Love Neil Young the rocker, but this is mostly Neil Young the wailer, layered and layered, a flight of nasal banshee whinging. That cracking, crackling guitar sound I love only comes out on the immortal Southern Man and on late When You Dance, I Can Really Love - that's not nearly enough to recommend this mostly annoying album 2.5/5

Sunday, March 1, 2015

Month in Review: February '15

Was all over the map this month, in life and music both. Went back and scraped the bottom of the "best of the 60's" barrel for a few things I hadn't heard, but it was a hodgepodge.

Album of the Month
Dan Deacon - Gliss Riffer - The Dan Deacon album I've been waiting for for years - totally listenable, full of heart, and infinitely rich in the details.

Also Recommended!
Nobunny - Secret Songs: Reflections from the Ear Mirror - Dude got his vocals working and suddenly those endlessly inventive, classics-riffing songwriting chops shine through. And bright!
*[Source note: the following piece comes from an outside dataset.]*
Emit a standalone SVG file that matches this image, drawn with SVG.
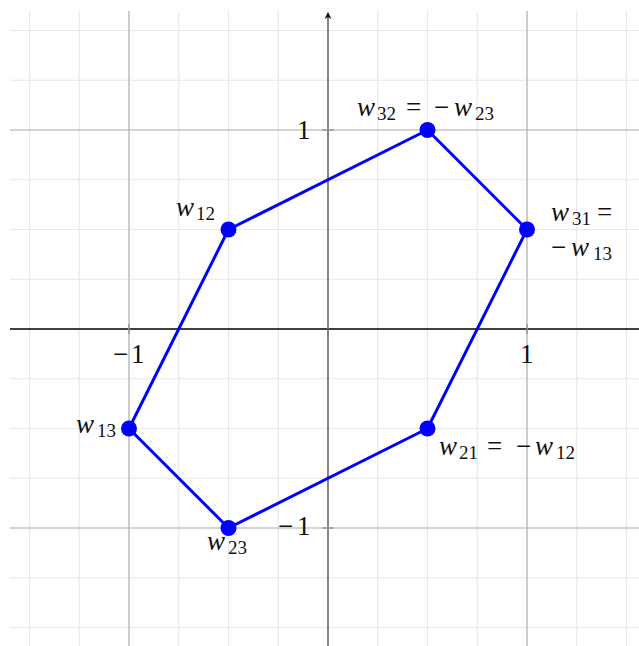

Black Sabbath - Sabbath Bloody Sabbath - Gaddamn, these guys really did have a lot of good albums. Check this out if you've only heard their super meaty stuff and have *any* tolerance for proggy nonsense.

The Districts - A Flourish and a Spoil - I must have been in a bad mood or been hung up on their debut EP when I gave this a 3 because this's a great bit of gritty, soulful, rockin' indie rock.

The Red Crayola - The Parable of Arable Land - Alright, one gem out of my 6th trawl through the 60's: this fullon freakout's a slab of psychadelia that's damned worth hearing if you're feeling weird.